The S&P 500 Index, along with related funds including the SPDR S&P 500 ETF (NYSEArca: SPY), iShares Core S&P 500 ETF (NYSEArca: IVV) and Vanguard 500 Index (NYSEArca: VOO), were up 0.1% Wednesday.

Analysts expect the market to remain range bound as the highly anticipated tax reform bill is set for an August review and the markets get ready for the next earnings season, reports Yashaswini Swamynathan for Reuters.

“We’re going to be fairly range-bound as we get to the earnings season or until there is some significant development on tax reforms,” Michael Scanlon, portfolio manager at Manulife Asset Management, told Reuters.

While the recent set back in the Trump administration’s agenda has weighed on markets, upbeat economic data continues to support the markets and help equities rebound from any pullbacks.
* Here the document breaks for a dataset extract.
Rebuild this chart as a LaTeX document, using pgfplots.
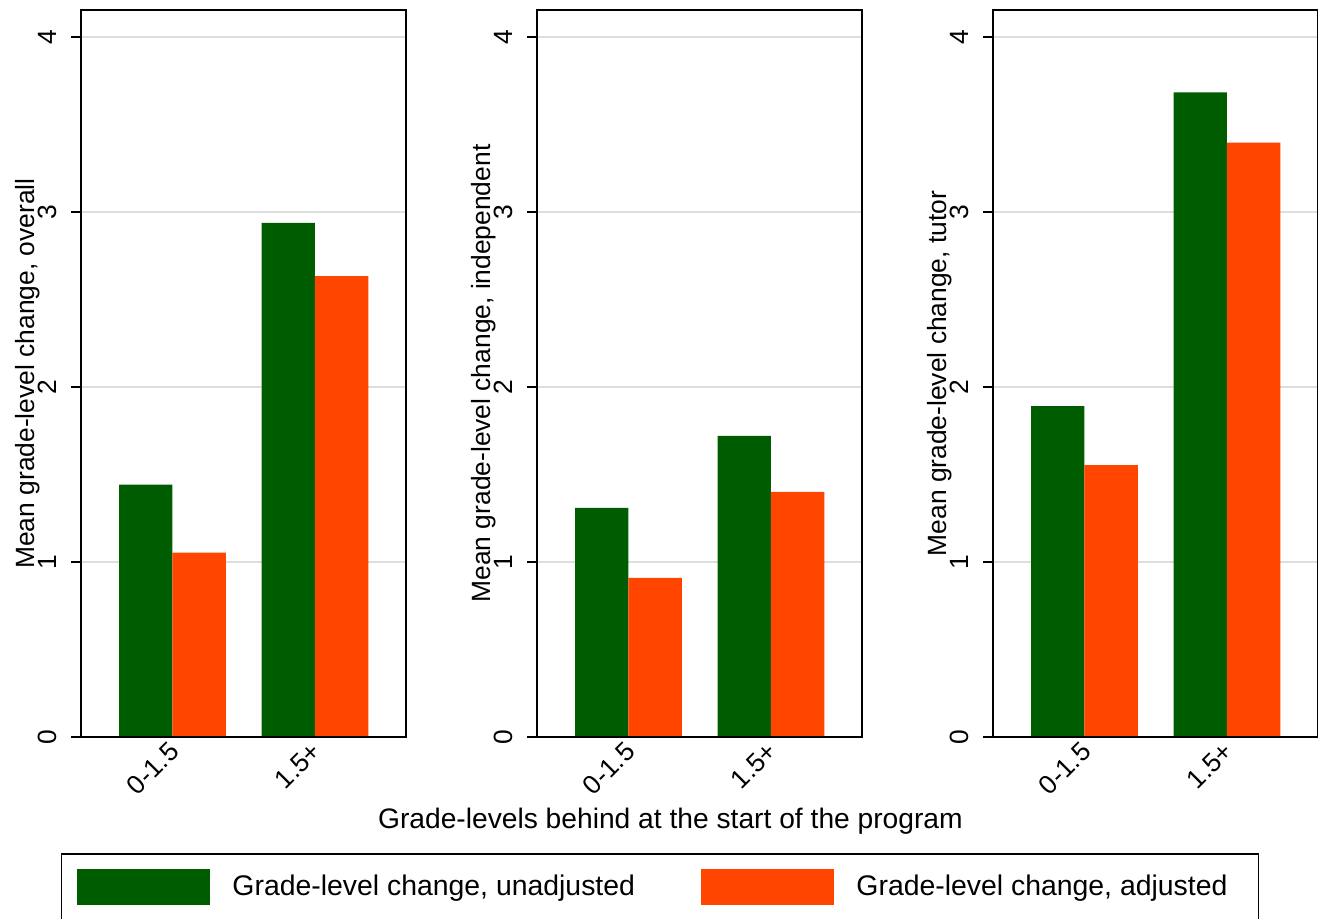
\documentclass[border=0pt]{standalone}
\usepackage{pgfplots}
\pgfplotsset{compat=1.18}
\usepackage{fontspec}
\setmainfont{Liberation Sans}

\definecolor{gcol}{RGB}{0,92,0}
\definecolor{ocol}{RGB}{255,69,0}
\definecolor{gridgray}{RGB}{222,222,222}

\newcommand{\tickfont}{\fontsize{13.2}{15}\selectfont}

% grid behind the bars, axis lines and ticks in front of them
\pgfplotsset{
  layers/gridbehind/.define layer set={
    axis background,axis grid,pre main,main,axis ticks,axis lines,
    axis tick labels,axis descriptions,axis foreground}{
    grid style={/pgfplots/on layer=axis grid},
    tick style={/pgfplots/on layer=axis ticks},
    axis line style={/pgfplots/on layer=axis lines},
    label style={/pgfplots/on layer=axis descriptions},
    legend style={/pgfplots/on layer=axis descriptions},
  },
}

\pgfplotsset{
  panel/.style={
    scale only axis, width=162.5pt, height=363.5pt,
    anchor=south west,
    xmin=-0.642, xmax=1.639, ymin=0, ymax=4.154,
    ybar, bar width=0.375,
    xtick={0,1}, xticklabels={0-1.5,1.5+},
    ytick={0,1,2,3,4},
    xtick pos=bottom, ytick pos=left,
    ymajorgrids, grid style={gridgray, line width=1pt},
    axis line style={line width=1pt},
    major tick length=5pt, tick align=outside,
    ytick style={line width=1pt, black},
    xtick style={draw=none},
    xticklabel style={xshift=-2.5pt, yshift=7.5pt, rotate=45, anchor=north east, inner sep=2.8pt, font=\tickfont},
    yticklabel style={rotate=90, anchor=south, inner xsep=0pt, inner ysep=7pt, font=\tickfont},
    /pgf/number format/assume math mode=true,
    every axis y label/.style={at={(axis description cs:-0.1446,0.5)}, rotate=90, anchor=base, font=\tickfont},
    set layers=gridbehind,
    legend image code/.code={\fill[##1,draw=none] (0pt,-9pt) rectangle (66.5pt,9pt);},
  },
  gbar/.style={fill=gcol, draw=none, bar shift=-0.1875},
  obar/.style={fill=ocol, draw=none, bar shift=0.1875},
}

\begin{document}
\begin{tikzpicture}
% overall
\begin{axis}[panel, at={(40.5pt,90.5pt)},
  ylabel={Mean grade-level change, overall}]
\addplot[gbar] coordinates {(0,1.442) (1,2.937)};
\addplot[obar] coordinates {(0,1.053) (1,2.634)};
\end{axis}
% independent
\begin{axis}[panel, at={(268.5pt,90.5pt)},
  ylabel={Mean grade-level change, independent},
  xlabel={Grade-levels behind at the start of the program},
  every axis x label/.style={at={(axis description cs:0.4105,-0.1252)}, anchor=base, font=\fontsize{14.1}{17}\selectfont},
  legend columns=2,
  legend style={at={(axis description cs:-1.466,-0.1596)}, anchor=north west,
    draw=black, line width=0.9pt, inner xsep=8pt, inner ysep=7.5pt,
    font=\fontsize{14.2}{17}\selectfont, nodes={inner sep=0pt},
    /tikz/every odd column/.append style={column sep=11pt}},
  legend cell align=left]
\addplot[gbar] coordinates {(0,1.309) (1,1.720)};
\addplot[obar] coordinates {(0,0.909) (1,1.400)};
\addlegendentry{\makebox[234.5pt][l]{Grade-level change, unadjusted}}
\addlegendentry{\makebox[193pt][l]{Grade-level change, adjusted}}
\end{axis}
% tutor
\begin{axis}[panel, at={(496.5pt,90.5pt)},
  ylabel={Mean grade-level change, tutor}]
\addplot[gbar] coordinates {(0,1.891) (1,3.684)};
\addplot[obar] coordinates {(0,1.554) (1,3.396)};
\end{axis}
\pgfresetboundingbox
\path[use as bounding box] (0pt,0pt) rectangle (659pt,459pt);
\end{tikzpicture}
\end{document}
“We appear to have quite a robust simultaneous economic recovery…but survey results are reflecting political optimism which might be running somewhat ahead of economic reality,” Guy Monson, chief investment officer at Sarasin & Partners, told the Wall Street Journal.

The equities markets were also relatively unfazed after the United Kingdom’s formal announcement of its intended Brexit move as the decision has been widely telegraphed and most likely fully priced into the market.

“I don’t think the market sees Brexit as a positive or a negative right now because there is no historical precedent,” Randy Frederick, vice president of trading and derivatives at Charles Schwab, told CNBC. “I think the market had been expecting the triggering of Article 50 since way back last year, so I don’t think there was any surprise.”